# Dog breeds that are good with goats?



## MrsCowher (Oct 24, 2012)

I'm wondering which dog breeds are good with goats. We would prefer the dog to be a small-medium, medium, or medium large.

Would a 6 month old girl German Shepherd/Border Collie mix be horrible?


----------



## Southern by choice (Oct 24, 2012)

> Would a 6 month old girl German Shepherd/Border Collie mix be horrible?


Not if you are using them for herding the goats.

For staying with the goats for protection or companionship.... ABSOLUTELY NOT!

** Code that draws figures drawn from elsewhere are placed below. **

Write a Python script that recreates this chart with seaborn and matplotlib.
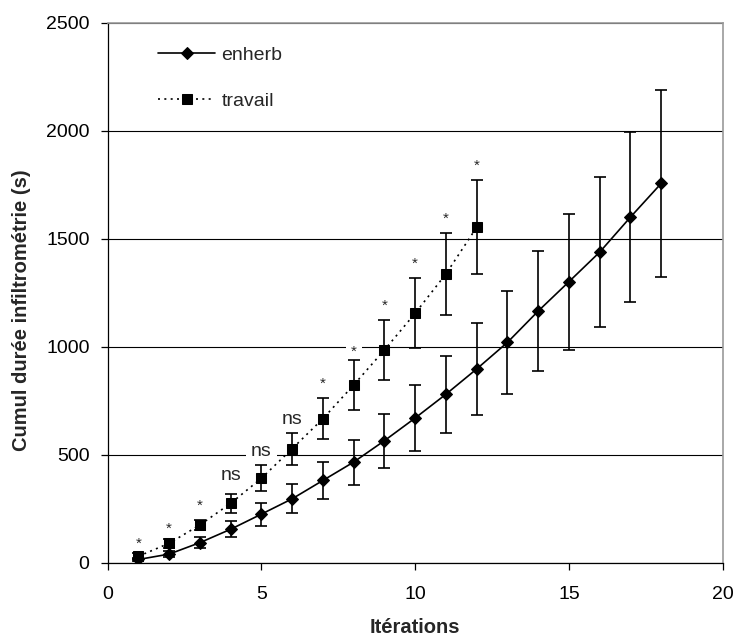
import matplotlib
matplotlib.use("Agg")
import matplotlib.pyplot as plt
import seaborn as sns
import pandas as pd

# ---- data ----
iter_enherb = list(range(1, 19))
enherb = [15, 40, 93, 155, 225, 296, 381, 466, 565, 670, 780, 897, 1020, 1165, 1301, 1438, 1600, 1756]
enherb_err = [8, 15, 25, 37, 53, 68, 85, 104, 125, 152, 179, 212, 240, 277, 315, 348, 392, 434]

iter_travail = list(range(1, 13))
travail = [30, 90, 175, 275, 391, 528, 667, 823, 985, 1155, 1337, 1553]
travail_err = [15, 20, 24, 43, 60, 74, 94, 115, 137, 163, 189, 218]

sig_labels = ["*", "*", "*", "ns", "ns", "ns", "*", "*", "*", "*", "*", "*"]
sig_y = [110, 179, 285, 406, 517, 665, 850, 996, 1212, 1405, 1613, 1857]

x_ticks = [0, 5, 10, 15, 20]
y_ticks = [0, 500, 1000, 1500, 2000, 2500]

df_e = pd.DataFrame({"it": iter_enherb, "val": enherb, "err": enherb_err})
df_t = pd.DataFrame({"it": iter_travail, "val": travail, "err": travail_err})

sns.set_theme(style="white")
plt.rcParams["font.family"] = ["Liberation Sans", "DejaVu Sans"]

fig = plt.figure(figsize=(7.35, 6.37), dpi=100)
ax = fig.add_axes([0.1465, 0.1166, 0.8368, 0.8478])

# error bars
ax.errorbar(df_e["it"], df_e["val"], yerr=df_e["err"], fmt="none", ecolor="black",
            elinewidth=1.2, capsize=4, capthick=1.2, zorder=2)
ax.errorbar(df_t["it"], df_t["val"], yerr=df_t["err"], fmt="none", ecolor="black",
            elinewidth=1.2, capsize=4, capthick=1.2, zorder=2)

sns.lineplot(data=df_e, x="it", y="val", ax=ax, color="black", linewidth=1.2,
             marker="D", markersize=6, markeredgecolor="black", label="enherb",
             zorder=3)
sns.lineplot(data=df_t, x="it", y="val", ax=ax, color="black", linewidth=1.2,
             linestyle=(0, (1.2, 2.6)), marker="s", markersize=6.5,
             markeredgecolor="black", label="travail", zorder=3)

# significance labels
for xi, lab, yv in zip(iter_travail, sig_labels, sig_y):
    if lab == "*":
        ax.annotate(lab, (xi, yv), xytext=(0, -3.3), textcoords="offset points",
                    ha="center", va="center", fontsize=11, zorder=1,
                    bbox=dict(facecolor="white", edgecolor="none", pad=3.5))
    else:
        ax.annotate(lab, (xi, yv), ha="center", va="center", fontsize=14, zorder=1,
                    bbox=dict(facecolor="white", edgecolor="none", pad=3.5))

ax.set_xlim(0, 20)
ax.set_ylim(0, 2500)
ax.set_xticks(x_ticks)
ax.set_yticks(y_ticks)
ax.set_axisbelow(True)
ax.yaxis.grid(True, color="black", linewidth=0.8)
ax.xaxis.grid(False)

for s in ["left", "bottom"]:
    ax.spines[s].set_color("black")
    ax.spines[s].set_linewidth(0.9)
for s in ["top", "right"]:
    ax.spines[s].set_color("#9a9a9a")
    ax.spines[s].set_linewidth(1.2)

ax.tick_params(axis="both", which="major", direction="out", length=5, width=0.9,
               color="black", labelsize=14, labelcolor="black")
ax.tick_params(axis="y", pad=8, left=True)
ax.tick_params(axis="x", pad=12, bottom=True)

ax.set_xlabel("Itérations", fontsize=14.5, fontweight="bold")
ax.set_ylabel("Cumul durée infiltrométrie (s)", fontsize=14.5, fontweight="bold")
ax.xaxis.set_label_coords(0.5, -0.103)
ax.yaxis.set_label_coords(-0.125, 0.468)

leg = ax.legend(loc="upper left", bbox_to_anchor=(0.082, 0.957), frameon=False,
                fontsize=14, handlelength=2.95, handletextpad=0.3, labelspacing=1.5,
                borderpad=0, borderaxespad=0)

fig.savefig("out.png", dpi=100)
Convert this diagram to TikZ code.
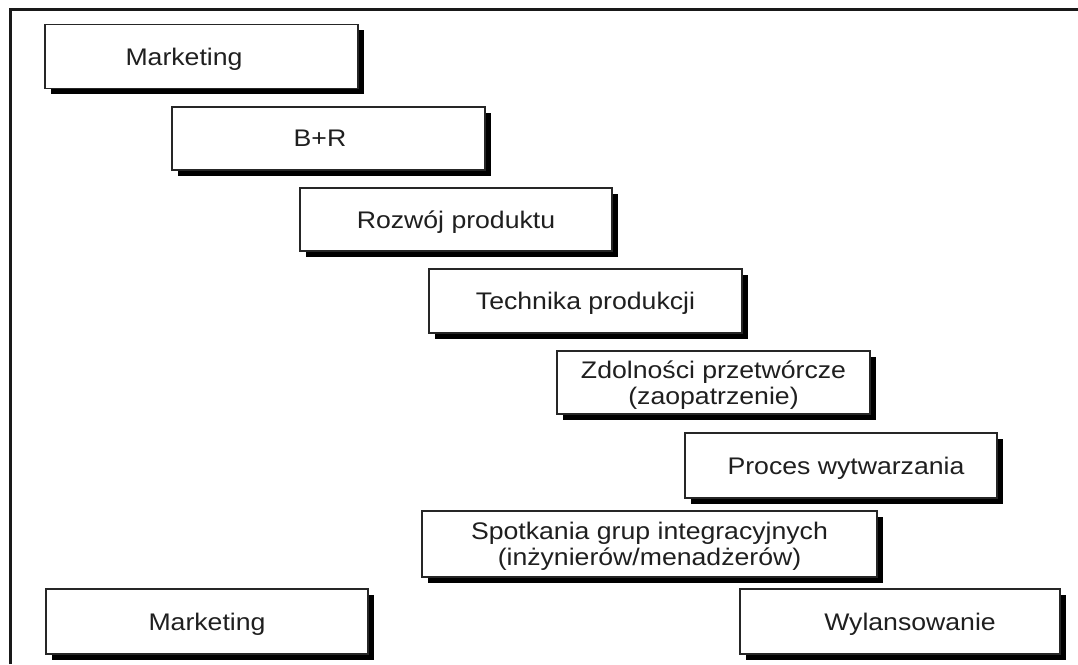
\documentclass[tikz,border=0pt]{standalone}
\usepackage{fontspec}
\setmainfont{Liberation Sans}[FakeStretch=1.11]
\usetikzlibrary{shadows}
\tikzset{
  phase/.style={draw=black!85, line width=1.8pt, fill=white, inner sep=0pt,
    align=center, font=\fontsize{24}{26}\selectfont, text=black!88,
    text depth=0pt,
    drop shadow={shadow xshift=5.5pt, shadow yshift=-5.5pt, fill=black, opacity=1}},
  frameline/.style={line width=3pt, draw=black!90}
}
\begin{document}
\begin{tikzpicture}[x=1pt,y=-1pt]
  \useasboundingbox (0,0) rectangle (1078,664);
  % open frame: left and top edge only
  \draw[frameline] (10.5,664) -- (10.5,9) -- (1078,9);

  \node[phase, minimum width=313pt, minimum height=64pt] (mkt1) at (201.5,56.5) {\kern-35pt Marketing};
  \node[phase, minimum width=313pt, minimum height=63pt] (br) at (328.5,138.5) {\kern-17pt B+R};
  \node[phase, minimum width=312pt, minimum height=63pt] (roz) at (456,219.5) {Rozwój produktu};
  \node[phase, minimum width=313pt, minimum height=64pt] (tech) at (585.5,301) {Technika produkcji};
  \node[phase, minimum width=313pt, minimum height=63pt] (zdol) at (713.5,382.5) {Zdolności przetwórcze\\(zaopatrzenie)};
  \node[phase, minimum width=312pt, minimum height=65pt] (proc) at (841,465.5) {\kern10pt Proces wytwarzania};
  \node[phase, minimum width=455pt, minimum height=66pt] (spot) at (649.5,544) {Spotkania grup integracyjnych\\(inżynierów/menadżerów)};
  \node[phase, minimum width=322pt, minimum height=65pt] (mkt2) at (207,621.5) {Marketing};
  \node[phase, minimum width=320pt, minimum height=65pt] (wyl) at (900,621.5) {\kern20pt Wylansowanie};
\end{tikzpicture}
\end{document}
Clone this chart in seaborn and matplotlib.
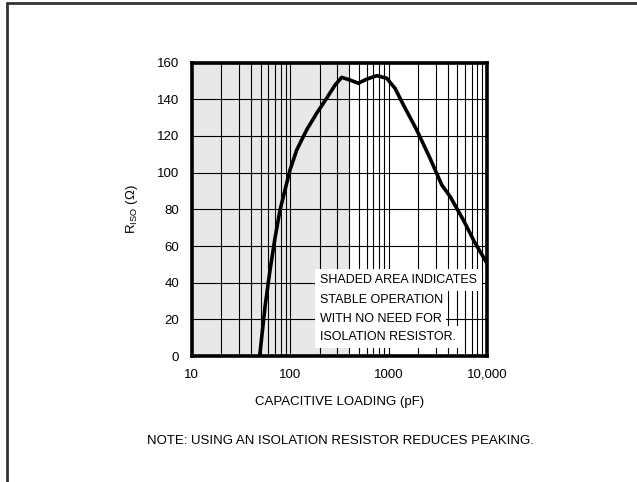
import matplotlib
matplotlib.use('Agg')
import matplotlib.pyplot as plt
from matplotlib.lines import Line2D
from matplotlib.ticker import FixedLocator, LogLocator, NullFormatter
import seaborn as sns

# Riso vs capacitive loading
cap_pf = [49, 55.6, 62.5, 70, 78.9, 85.3, 99.7, 116.7, 147, 186, 235, 286, 334,
          406, 493, 600, 759, 957, 1164, 1413, 1932, 2640, 3470, 4217, 5750, 7500, 9800, 10000]
riso = [0, 27, 47, 64, 79.6, 87, 101.5, 112.4, 123.3, 132.4, 140.6, 147.8, 152,
        150.5, 148.8, 151, 152.9, 151.5, 146, 137, 123.3, 107.8, 93.3, 87, 74.2, 62, 51.4, 50.5]

x_ticks = [10, 100, 1000, 10000]
x_labels = ['10', '100', '1000', '10,000']
y_ticks = [0, 20, 40, 60, 80, 100, 120, 140, 160]
shade_end = 400
note_lines = ['SHADED AREA INDICATES', 'STABLE OPERATION', 'WITH NO NEED FOR', 'ISOLATION RESISTOR.']

sns.set_style('white')
plt.rcParams['font.family'] = ['Liberation Sans', 'DejaVu Sans']
plt.rcParams['mathtext.fontset'] = 'custom'
plt.rcParams['mathtext.rm'] = 'Liberation Sans'
for k in ['text.color', 'axes.labelcolor', 'xtick.color', 'ytick.color']:
    plt.rcParams[k] = 'black'

fs = 9.5

fig = plt.figure(figsize=(6.37, 4.82), dpi=100)
ax = fig.add_axes([0.301, 0.2614, 0.4635, 0.6086])

ax.axvspan(10, shade_end, color='#e8e8e8', zorder=0, lw=0)
sns.lineplot(x=cap_pf, y=riso, ax=ax, color='black', lw=2.6, sort=False, estimator=None, zorder=4)

ax.set_xscale('log')
ax.set_xlim(10, 10000)
ax.set_ylim(0, 160)
ax.xaxis.set_major_locator(FixedLocator(x_ticks))
ax.set_xticklabels(x_labels)
ax.xaxis.set_minor_locator(LogLocator(base=10, subs=range(2, 10)))
ax.xaxis.set_minor_formatter(NullFormatter())
ax.set_yticks(y_ticks)
ax.set_axisbelow(True)
ax.grid(which='both', axis='both', color='black', lw=0.8)
ax.tick_params(which='both', length=0, labelsize=fs, pad=9)
for sp in ax.spines.values():
    sp.set_linewidth(2.6)
    sp.set_color('black')

ax.set_xlabel('CAPACITIVE LOADING (pF)', fontsize=fs, labelpad=11)
ax.set_ylabel(r'$\mathrm{R_{ISO}}$ (Ω)', fontsize=fs, labelpad=12)

# each line of the note sits on its own white patch
for line, yb in zip(note_lines, [0.249, 0.181, 0.116, 0.055]):
    ax.text(0.433, yb, line, transform=ax.transAxes, fontsize=fs - 0.5, va='baseline', ha='left',
            bbox=dict(boxstyle='square,pad=0.4', facecolor='white', edgecolor='none'), zorder=5)

fig.text(0.534, 0.085, 'NOTE: USING AN ISOLATION RESISTOR REDUCES PEAKING.',
         ha='center', va='center', fontsize=fs)

fig.add_artist(Line2D([7 / 637, 7 / 637], [0, 1 - 3 / 482], transform=fig.transFigure, color='#333333', lw=2))
fig.add_artist(Line2D([7 / 637, 1], [1 - 3 / 482, 1 - 3 / 482], transform=fig.transFigure, color='#333333', lw=2))

fig.savefig('out.png', dpi=100)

Yes there are exceptions I know. My old GSD girl watched over the goats and NEVER chased the goats and if she needed to move them she was very easygoing and gentle, but that was when she was older and she was a well trained GSD. There are lots of dogs that are good with goats as far as companionship. It all really depends on your purpose for the dog.


----------



## ksalvagno (Oct 24, 2012)

Generally, unless they are a livestock guardian dog, dogs don't do well with goats. So if you get a pet dog, don't plan on letting it in with the goats.


----------



## Roll farms (Oct 24, 2012)

http://lgd.org/

This site has tons of good info.  There are breeds that have been bred specifically to guard / bond to / live with livestock.  

IMHO, unless you have a huge property and can closely monitor it, I wouldn't put ANY herding breed (Border collies are great herders)  in full-time.  They could run them to death, or at least stress the herd out by constantly trying to move them.

"Pet" dog breeds can have strong prey drives and hurt / kill.

ANY dog under 2 yrs of age, even LGD, can be too rough / hurt goats, esp. smaller breeds....they're puppies and puppies chase and play and romp.

Putting a dog in w/ your livestock needs to be seriously researched / thought out.


----------



## lilhill (Oct 25, 2012)




----------



## Alice Acres (Oct 25, 2012)

Mrs Cowher - can we get more details about what you want?  A dog that hangs out with the goats, or one for moving/herding them? It would really vary.
Several different issues have been brought up. My sheepdogs wouldn't hurt goats, but they would be compelled to keep herding and moving them if they were kept out by them.... It would be highly annoying at the very least.


----------



## Marianne (Oct 25, 2012)

Though dogs within the same breed exhibit differing personalities, trust is the primary issue.  I would always worry about what might be "bred-in".  As house dogs we have terriers...the can be fiesty so don't leave the fenced dog yard and are never allowed in the pastures.  I am sure there are lots of great dogs for goat keeping.  We happen to have Great Pyrenees -- not exactly small or medium in size but great temperment, bond well with other animals (especially the young kids), and work nights keeping the pasture safe.  They are well over 100#.  Recently got a pup that is half Pyrenees and half Anatolian Shepherd.  Another BIG dog that may be the best of both worlds; herd dog mixed with guard dog.  Guess we'll see.


----------



## Roll farms (Oct 25, 2012)

Anatolians are also Livestock Guardians, not herders, and tend to be a bit more aloof / standoffish than pyrs.  We have an ASDxPyr and we love him.

So what you've got is a guard dog mixed w/ guard dog, not a herder mixed w/ guard dog.

(Our LGD will 'herd' the goats when they feel they need to chase them into the barn if there's a threat, but don't 'herd' them 99.9% of the time, they just hang out in the pasture w/ them or sleep w/ them in winter.


----------